SUPPLIED MATERIAL:
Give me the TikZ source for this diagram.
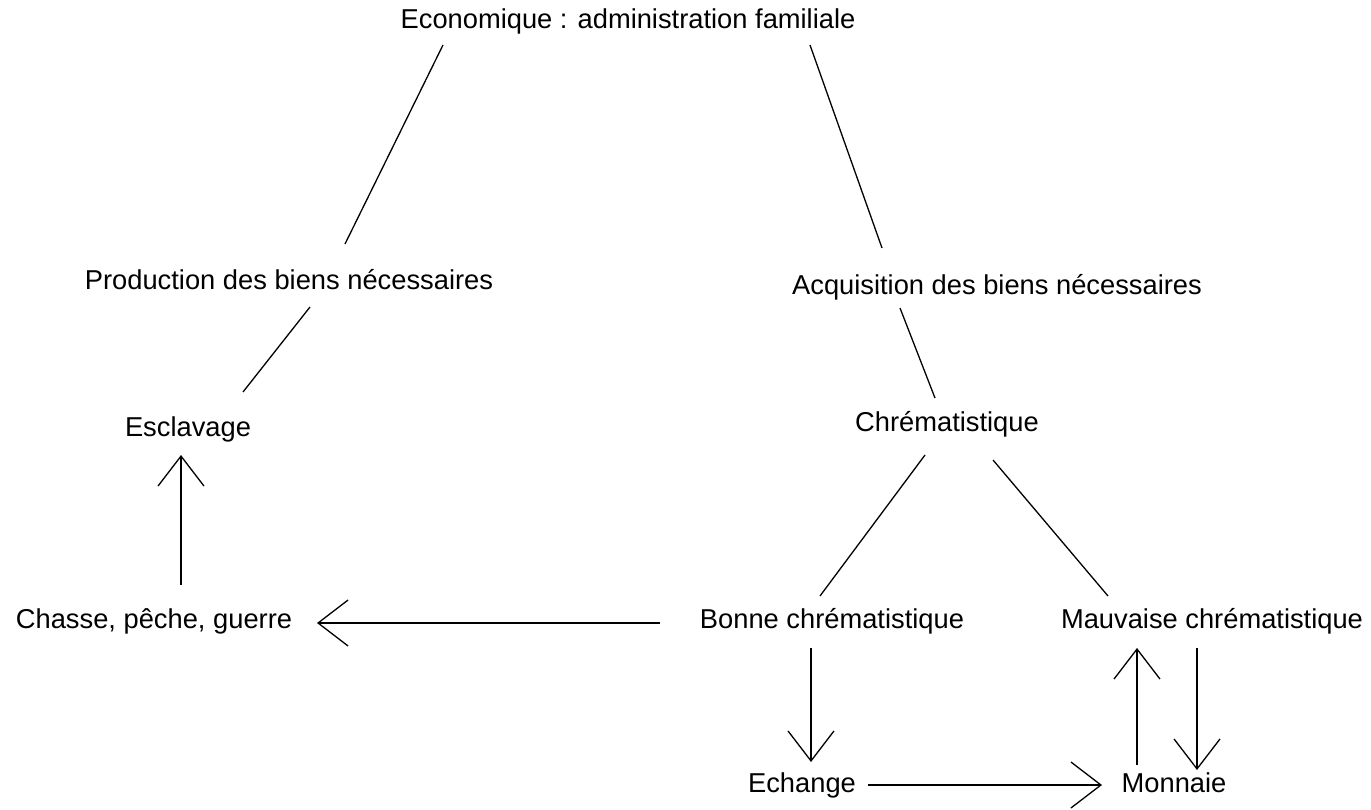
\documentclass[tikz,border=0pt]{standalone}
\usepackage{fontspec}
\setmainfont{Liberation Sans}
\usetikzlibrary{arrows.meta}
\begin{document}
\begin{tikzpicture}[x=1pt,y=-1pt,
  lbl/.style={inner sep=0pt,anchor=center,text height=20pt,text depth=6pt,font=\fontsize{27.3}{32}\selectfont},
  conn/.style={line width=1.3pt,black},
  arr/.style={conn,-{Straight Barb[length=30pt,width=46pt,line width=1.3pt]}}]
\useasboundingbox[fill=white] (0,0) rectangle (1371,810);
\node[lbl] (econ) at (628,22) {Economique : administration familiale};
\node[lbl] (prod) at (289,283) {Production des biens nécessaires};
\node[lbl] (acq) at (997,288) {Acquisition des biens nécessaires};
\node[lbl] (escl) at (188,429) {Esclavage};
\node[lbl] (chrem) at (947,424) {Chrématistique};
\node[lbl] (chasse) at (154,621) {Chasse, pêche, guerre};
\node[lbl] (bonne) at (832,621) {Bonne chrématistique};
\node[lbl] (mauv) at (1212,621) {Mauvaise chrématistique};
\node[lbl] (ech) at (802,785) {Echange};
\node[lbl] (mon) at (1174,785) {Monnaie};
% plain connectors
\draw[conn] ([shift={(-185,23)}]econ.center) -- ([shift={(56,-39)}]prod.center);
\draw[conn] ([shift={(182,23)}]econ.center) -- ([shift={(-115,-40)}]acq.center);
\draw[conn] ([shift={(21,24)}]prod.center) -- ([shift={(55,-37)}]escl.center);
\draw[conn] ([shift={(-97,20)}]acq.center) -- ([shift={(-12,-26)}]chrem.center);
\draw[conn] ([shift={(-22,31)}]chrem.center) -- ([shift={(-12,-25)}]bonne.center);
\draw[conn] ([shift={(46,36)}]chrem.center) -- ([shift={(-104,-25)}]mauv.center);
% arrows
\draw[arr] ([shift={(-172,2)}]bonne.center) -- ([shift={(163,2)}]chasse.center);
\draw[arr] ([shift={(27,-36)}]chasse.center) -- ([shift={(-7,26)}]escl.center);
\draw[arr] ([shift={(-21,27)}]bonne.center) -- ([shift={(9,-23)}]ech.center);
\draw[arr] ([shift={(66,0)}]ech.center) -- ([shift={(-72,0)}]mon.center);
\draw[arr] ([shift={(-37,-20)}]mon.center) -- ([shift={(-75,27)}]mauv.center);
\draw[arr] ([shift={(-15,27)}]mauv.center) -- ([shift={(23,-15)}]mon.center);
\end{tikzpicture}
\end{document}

WORK REQUIRED: Reproduce the material above in full, exactly, with no images.

IN RESPONSE:
Give me the TikZ source for this diagram.
\documentclass[tikz,border=0pt]{standalone}
\usepackage{fontspec}
\setmainfont{Liberation Sans}
\usetikzlibrary{arrows.meta}
\begin{document}
\begin{tikzpicture}[x=1pt,y=-1pt,
  lbl/.style={inner sep=0pt,anchor=center,text height=20pt,text depth=6pt,font=\fontsize{27.3}{32}\selectfont},
  conn/.style={line width=1.3pt,black},
  arr/.style={conn,-{Straight Barb[length=30pt,width=46pt,line width=1.3pt]}}]
\useasboundingbox[fill=white] (0,0) rectangle (1371,810);
\node[lbl] (econ) at (628,22) {Economique : administration familiale};
\node[lbl] (prod) at (289,283) {Production des biens nécessaires};
\node[lbl] (acq) at (997,288) {Acquisition des biens nécessaires};
\node[lbl] (escl) at (188,429) {Esclavage};
\node[lbl] (chrem) at (947,424) {Chrématistique};
\node[lbl] (chasse) at (154,621) {Chasse, pêche, guerre};
\node[lbl] (bonne) at (832,621) {Bonne chrématistique};
\node[lbl] (mauv) at (1212,621) {Mauvaise chrématistique};
\node[lbl] (ech) at (802,785) {Echange};
\node[lbl] (mon) at (1174,785) {Monnaie};
% plain connectors
\draw[conn] ([shift={(-185,23)}]econ.center) -- ([shift={(56,-39)}]prod.center);
\draw[conn] ([shift={(182,23)}]econ.center) -- ([shift={(-115,-40)}]acq.center);
\draw[conn] ([shift={(21,24)}]prod.center) -- ([shift={(55,-37)}]escl.center);
\draw[conn] ([shift={(-97,20)}]acq.center) -- ([shift={(-12,-26)}]chrem.center);
\draw[conn] ([shift={(-22,31)}]chrem.center) -- ([shift={(-12,-25)}]bonne.center);
\draw[conn] ([shift={(46,36)}]chrem.center) -- ([shift={(-104,-25)}]mauv.center);
% arrows
\draw[arr] ([shift={(-172,2)}]bonne.center) -- ([shift={(163,2)}]chasse.center);
\draw[arr] ([shift={(27,-36)}]chasse.center) -- ([shift={(-7,26)}]escl.center);
\draw[arr] ([shift={(-21,27)}]bonne.center) -- ([shift={(9,-23)}]ech.center);
\draw[arr] ([shift={(66,0)}]ech.center) -- ([shift={(-72,0)}]mon.center);
\draw[arr] ([shift={(-37,-20)}]mon.center) -- ([shift={(-75,27)}]mauv.center);
\draw[arr] ([shift={(-15,27)}]mauv.center) -- ([shift={(23,-15)}]mon.center);
\end{tikzpicture}
\end{document}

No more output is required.